- Poster presentation
- Open Access
Effects of Ipilimumab on expanded tumor infiltrating lymphocytes in patients with stage IV malignant melanoma
Journal for ImmunoTherapy of Cancervolume 1, Article number: P241 (2013)
Adoptive cell therapy, where patients are treated with expanded autologous T cells derived from tumor specimens, is currently one of the most effective treatments for stage IV malignant melanoma. Clinical studies have indicated a link between treatment with anti-CTLA-4 treatment (e.g. Ipilimumab) prior to tumor removal, and a favorable treatment response to subsequent adoptive cell therapy.
In the current study we compared immunological phenotype and functionality of T cells, generated from melanoma biopsies, from Ipilimumab naïve patients with patients that had received treatment with Ipilimumab within six month prior to tumor removal. Tumor biopsies were obtained prospectively from 32 consecutive patients (16 treated with Ipilimumab within six months from tumor removal and 16 Ipilimumab naive), and T cells were cultured and expanded according to the rapid expansion protocol. Expanded cells were stained for intra- and extracellular markers and subjected to flow cytometric analysis. Additionally, combinatorial coding with MHC-I multimers and co-culture assays with autologous tumor cells were performed in order to assess tumor-specific responses.
Preliminary results showed that prior Ipilimumab treatment did not affect the duration of time to establish young TIL cultures or expansion capacity of cultured T cells. Analysis for several phenotypic markers did not reveal any significant differences related to prior treatment, though a trend towards higher frequency of CD8+CD28+ T cells was demonstrated in patients treated with Ipilimumab. Additionally, there was no difference in frequency of tumor reactive T cells in expanded cultures. Combinatorial coding with MHC-I multimers revealed frequent responses toward common tumor associated antigens including MART-1, gp100, TRP-2, Tyrosinase and MAGE. Experiments are ongoing and assessment of possible treatment-related differences, in terms of antigen specificity or tumor reactivity will be presented.

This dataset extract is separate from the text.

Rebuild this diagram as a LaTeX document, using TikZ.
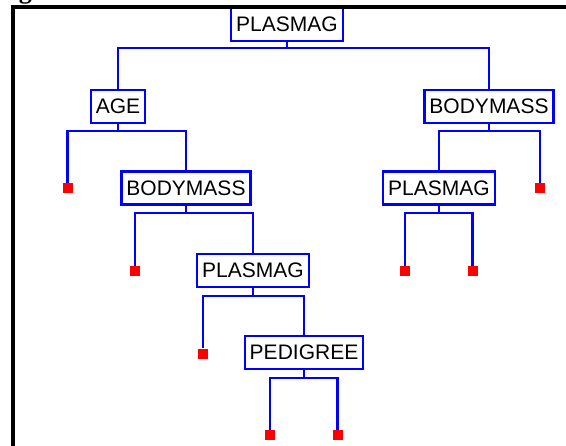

Despite indications of a favorable effect of Ipilimumab treatment prior to adoptive cell therapy, our preliminary results indicate that expanded TILs from ipilimumab treated and untreated patients possess comparable quantitative, phenotypic and functional characteristics. Additional experiments are needed to further scrutinize changes in TILs as well as tumor and microenvironment which could lead to increased clinical response to adoptive T cell therapy in ipilimumab treated patients.